The Hosmer Gallery is located at the Forbes Library in Northampton, Massachusetts, about a 2-hour drive west from Boston.  Very soon you'll be able to see some of Richard Turnbull's work from 2010-2012 there, in a much anticipated show running February 1 to February 28, 2013.  Am I giving it all away by saying that my favorite is the surprising, apocalyptic 'glyph studies 1'?

Turnbull, glyph studies 1, 2012
Meanwhile, down in Pennsylvania Norm Sarachek is having a show at Santa Bannon Fine Art in Bethlehem from December 7 to December 30, 2012, featuring his new 'Steel Works' series.

Sarachek, Steel Works 1, 2012



Sarachek, Steel Works 2, 2012

He follows that up with another show at the Perkins Center for the Arts in southern New Jersey which runs from February 9 to March 23, 2013, because you'll need to see more of this fine artist.

The inventor of the so-called chromoskedasic variation in chemigrams, Dominic Man-Kit Lam, recently concluded a huge show with over 100 works at the Shanghai Art Museum (China) this past October 2012 entitled 'Vision of Harmony'.  He also spoke at the event, and an inspirational video of it has been posted on YouTube.

Man-Kit Lam, from Vision of Harmony, 2012


Man-Kit Lam, from Vision of Harmony, 2012
Man-Kit Lam, installation view, Vision of Harmony, 2012

Back in New York, Eva Nikolova is exhibiting chemigrams from her new series 'Ordinary Disappearances', which offer imaginary but quite emotional Balkan landscapes from and about memory, triggered by a trip to her homeland after many years' absence.  The show is at the Grady Alexis Gallery in El Taller Latinoamericano in upper Manhattan and runs from November 26, 2012 to January 9, 2013.
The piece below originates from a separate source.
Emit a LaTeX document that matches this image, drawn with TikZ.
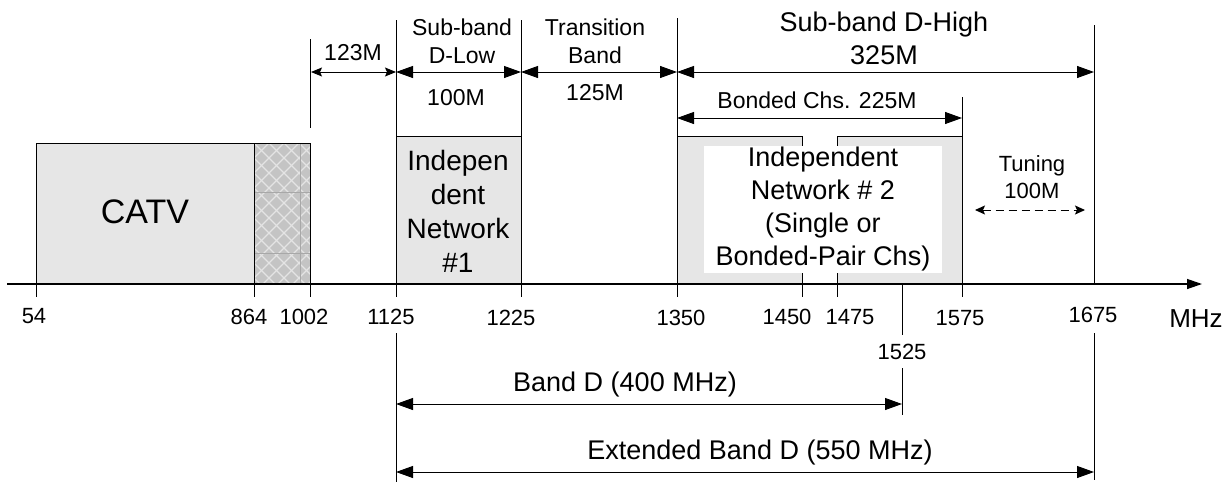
\documentclass[tikz,border=0pt]{standalone}
\usepackage{fontspec}
\setmainfont{Liberation Sans}
\usetikzlibrary{arrows.meta}
\definecolor{boxgray}{HTML}{E6E6E6}
\definecolor{hatchbg}{HTML}{C4C4C4}
\definecolor{hatchln}{HTML}{E4E4E4}
\definecolor{gridln}{HTML}{A8A8A8}
\tikzset{
  bigdim/.style={>={Triangle[length=17pt,width=12pt]}, <->, line width=1pt},
  smalldim/.style={>={Stealth[length=11pt,width=9pt,inset=2pt]}, <->, line width=1pt},
  tunedim/.style={>={Stealth[length=10pt,width=9pt,inset=2pt]}, <->, line width=1pt, dash pattern=on 8pt off 5pt},
  axisline/.style={-{Triangle[length=15pt,width=10pt]}, line width=1.3pt},
  vline/.style={line width=1pt},
  lab/.style={inner sep=0pt, font=\fontsize{22}{27}\selectfont, align=center},
  midlab/.style={inner sep=0pt, font=\fontsize{23}{28}\selectfont, align=center},
  biglab/.style={inner sep=0pt, font=\fontsize{27}{33}\selectfont, align=center},
  boxlab/.style={inner sep=0pt, font=\fontsize{28}{34}\selectfont, align=center},
  catvlab/.style={inner sep=0pt, font=\fontsize{34}{40}\selectfont},
  ticklab/.style={inner sep=0pt, font=\fontsize{22}{26}\selectfont},
}
\begin{document}
\begin{tikzpicture}[x=1pt,y=-1pt,line width=1pt]
\useasboundingbox (0,0) rectangle (1227,483);

% ---------- fills ----------
\fill[boxgray] (36,143) rectangle (254,284);
\begin{scope}
  \clip (254,143) rectangle (310,284);
  \fill[hatchbg] (254,143) rectangle (310,284);
  \foreach \k in {-150,-135,...,210} {
    \draw[hatchln, line width=1.3pt] ({\k+254},143) -- ++(150,150);
    \draw[hatchln, line width=1.3pt] ({\k+254},143) -- ++(-150,150);
  }
  \draw[gridln, line width=0.6pt] (254,192) -- (310,192);
  \draw[gridln, line width=0.6pt] (254,253) -- (310,253);
  \draw[gridln, line width=0.6pt] (300,143) -- (300,284);
\end{scope}
\fill[boxgray] (396,136) rectangle (521,284);
\fill[boxgray] (677,136) rectangle (802,284);
\fill[boxgray] (837,136) rectangle (962,284);

% ---------- box outlines ----------
\draw (36,284) -- (36,143) -- (310,143);
\draw (254,143) -- (254,297);
\draw (310,143) -- (310,297);
\draw (310,39) -- (310,128);
\draw (396,136) -- (521,136);
\draw (677,136) -- (802,136) -- (802,284);
\draw (837,284) -- (837,136) -- (962,136);
\fill[white] (704,146) rectangle (942,273);

% ---------- vertical lines and ticks ----------
\draw[vline] (36,284) -- (36,297);
\draw[vline] (396,20) -- (396,297);
\draw[vline] (521,20) -- (521,297);
\draw[vline] (677,18) -- (677,297);
\draw[vline] (802,273) -- (802,297);
\draw[vline] (837,273) -- (837,297);
\draw[vline] (962,97) -- (962,297);
\draw[vline] (1094,25) -- (1094,284);
\draw[vline] (902,284) -- (902,335);
\draw[vline] (902,368) -- (902,415);
\draw[vline] (396,333) -- (396,482);
\draw[vline] (1094,333) -- (1094,480);

% ---------- axis ----------
\coordinate (ax0) at (7,284);
\coordinate (ax1) at (1202,284);
\draw[axisline] (ax0) -- (ax1);

% ---------- dimension coordinates ----------
\coordinate (a1002) at (311,72);
\coordinate (a1125) at (396,72);
\coordinate (a1225) at (521,72);
\coordinate (a1350) at (677,72);
\coordinate (a1675) at (1094,72);
\coordinate (b1350) at (677,118);
\coordinate (b1575) at (962,118);
\coordinate (t0) at (975,210);
\coordinate (t1) at (1085,210);
\coordinate (d0) at (396,404);
\coordinate (d1) at (902,404);
\coordinate (e0) at (396,472);
\coordinate (e1) at (1094,472);

\draw[smalldim] (a1002) -- (a1125);
\draw[bigdim] (a1125) -- (a1225);
\draw[bigdim] (a1225) -- (a1350);
\draw[bigdim] (a1350) -- (a1675);
\draw[bigdim] (b1350) -- (b1575);
\draw[tunedim] (t0) -- (t1);
\draw[bigdim] (d0) -- (d1);
\draw[bigdim] (e0) -- (e1);

% ---------- labels ----------
\node[midlab] (l123) at (353,53) {123M};
\node[midlab] (lsubl) at (462,41) {Sub-band\\D-Low};
\node[midlab] (l100) at (456,98) {100M};
\node[midlab] (ltrans) at (595,41) {Transition\\Band};
\node[midlab] (l125) at (595,93) {125M};
\node[biglab] (lsubh) at (884,38) {Sub-band D-High\\325M};
\node[midlab] (lbond) at (817,100) {Bonded Chs. 225M};
\node[lab] (ltune) at (1032,177) {Tuning\\100M};
\node[biglab] (lband) at (625,385) {Band D (400 MHz)};
\node[biglab] (lext) at (760,453) {Extended Band D (550 MHz)};

\node[catvlab] (lcatv) at (145,212) {CATV};
\node[boxlab] (lnet1) at (458,211) {Indepen\\dent\\Network\\\#1};
\node[biglab] (lnet2) at (823,209) {Independent\\Network \# 2\\(Single or\\Bonded-Pair Chs)};

% ---------- tick labels ----------
\node[ticklab] (n54) at (34,316) {54};
\node[ticklab] (n864) at (249,317) {864};
\node[ticklab] (n1002) at (304,317) {1002};
\node[ticklab] (n1125) at (391,317) {1125};
\node[ticklab] (n1225) at (511,318) {1225};
\node[ticklab] (n1350) at (681,318) {1350};
\node[ticklab] (n1450) at (787,317) {1450};
\node[ticklab] (n1475) at (850,317) {1475};
\node[ticklab] (n1575) at (960,318) {1575};
\node[ticklab] (n1675) at (1093,315) {1675};
\node[ticklab] (n1525) at (902,352) {1525};
\node[inner sep=0pt, font=\fontsize{26}{30}\selectfont] (nmhz) at (1196,319) {MHz};
\end{tikzpicture}
\end{document}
Nikolova, untitled IV, 2012


Nikolova, untitled VI, 2012

A blog regular, Nolan Preece, is presenting both chemigrams and glassprints at the PUB Gallery, Wildflower Village, Reno, Nevada from November 29, 2012 to January 15, 2013.

Chemigramist Douglas Collins exhibited in the recent Alternative Processes Competition at Soho Photo in lower Manhattan from November 7 to December 1, 2012.  He will also be in the annual group show at the Center for Photographic Art in Carmel, California, from January 12 to March 1, 2013.